# Given problem
Retype the opening lines of the listing below, ending with the line that contains "const fmtPct = (v)", and leave out any pictures.

# Data block
##########
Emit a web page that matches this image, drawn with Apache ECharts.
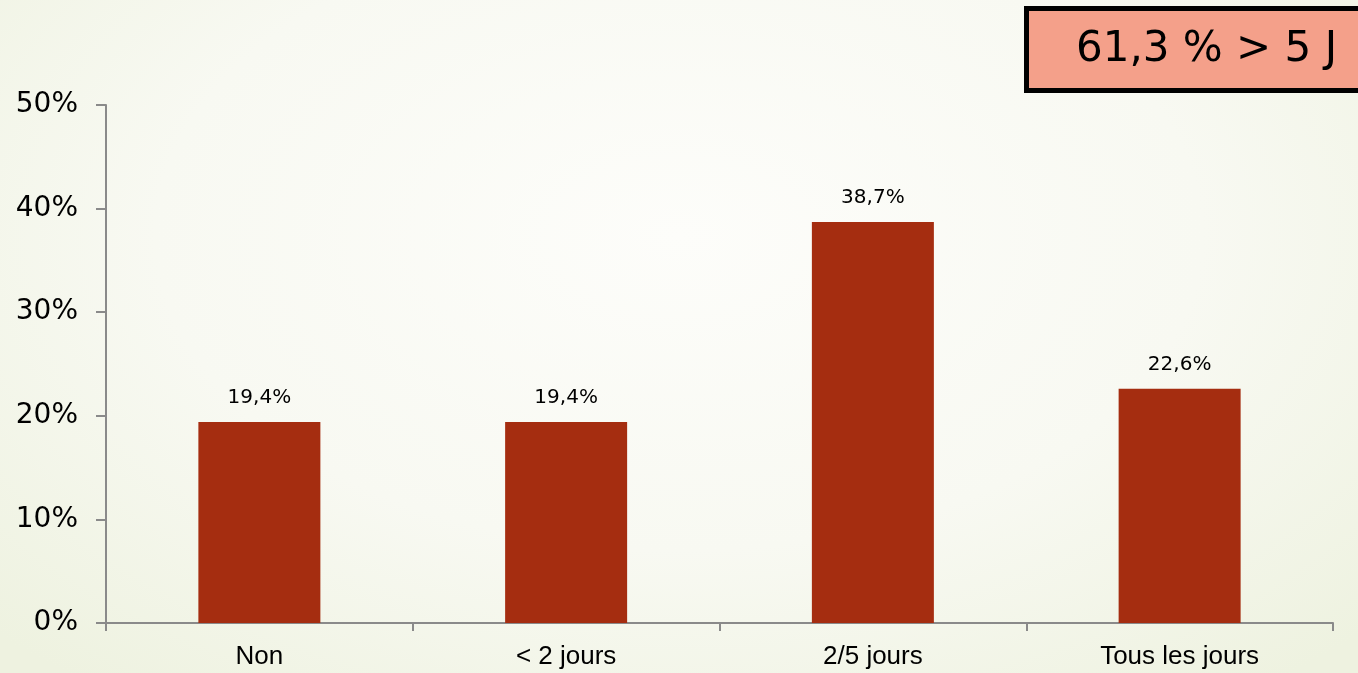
<!DOCTYPE html>
<html>
<head>
<meta charset="utf-8">
<script src="https://cdn.jsdelivr.net/npm/echarts@6/dist/echarts.min.js"></script>
<style>
  html, body { margin: 0; padding: 0; }
  body {
    width: 1358px; height: 673px; overflow: hidden;
    background: radial-gradient(ellipse 70% 85% at 50% 35%, #fdfdfa 0%, #f8f9f2 55%, #eef2e0 100%);
  }
  #chart { width: 1358px; height: 673px; }
</style>
</head>
<body>
<div id="chart"></div>
<script>
// categories and values
const categories = ['Non', '< 2 jours', '2/5 jours', 'Tous les jours'];
const values = [19.4, 19.4, 38.7, 22.6];
const calloutText = '61,3 % > 5 J';

const chart = echarts.init(document.getElementById('chart'));

const fmtPct = (v) => String(v).replace('.', ',') + '%';

chart.setOption({
  animation: false,
  grid: { left: 106, right: 25, top: 105, bottom: 50 },
  xAxis: {
    type: 'category',
    data: categories,
    axisLine: { lineStyle: { color: '#8a8a8a', width: 2 } },
    axisTick: { show: true, length: 8, lineStyle: { color: '#8a8a8a', width: 2 } },
    axisLabel: { color: '#000', fontFamily: 'Liberation Sans', fontSize: 26, margin: 21 }
  },
  yAxis: {
    type: 'value',
    min: 0, max: 50, interval: 10,
    splitLine: { show: false },
    axisLine: { show: true, lineStyle: { color: '#8a8a8a', width: 2 } },
    axisTick: { show: true, length: 10, lineStyle: { color: '#8a8a8a', width: 2 } },
    axisLabel: {
      color: '#000', fontFamily: 'DejaVu Sans', fontSize: 28, margin: 28,
      padding: [10, 0, 0, 0],
      formatter: (v) => v + '%'
    }
  },
  series: [{
    type: 'bar',
    data: values,
    barWidth: 122,
    itemStyle: { color: '#A52D10' },
    label: {
      show: true, position: 'top', distance: 14,
      color: '#000', fontFamily: 'DejaVu Sans', fontSize: 20,
      formatter: (p) => fmtPct(p.value)
    }
  }],
  graphic: [{
    type: 'group',
    left: 1024, top: 6,
    children: [{
      type: 'rect',
      shape: { x: 0, y: 0, width: 345, height: 82 },
      style: { fill: '#F4A08A', stroke: '#000', lineWidth: 5 }
    }, {
      type: 'text',
      x: 180, y: 42,
      style: {
        text: calloutText, fill: '#000', fontFamily: 'DejaVu Sans', fontSize: 42,
        align: 'center', verticalAlign: 'middle'
      }
    }]
  }]
});
</script>
</body>
</html>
##########
# Correct answer
Emit a web page that matches this image, drawn with Apache ECharts.
<!DOCTYPE html>
<html>
<head>
<meta charset="utf-8">
<script src="https://cdn.jsdelivr.net/npm/echarts@6/dist/echarts.min.js"></script>
<style>
  html, body { margin: 0; padding: 0; }
  body {
    width: 1358px; height: 673px; overflow: hidden;
    background: radial-gradient(ellipse 70% 85% at 50% 35%, #fdfdfa 0%, #f8f9f2 55%, #eef2e0 100%);
  }
  #chart { width: 1358px; height: 673px; }
</style>
</head>
<body>
<div id="chart"></div>
<script>
// categories and values
const categories = ['Non', '< 2 jours', '2/5 jours', 'Tous les jours'];
const values = [19.4, 19.4, 38.7, 22.6];
const calloutText = '61,3 % > 5 J';

const chart = echarts.init(document.getElementById('chart'));

const fmtPct = (v) => String(v).replace('.', ',') + '%';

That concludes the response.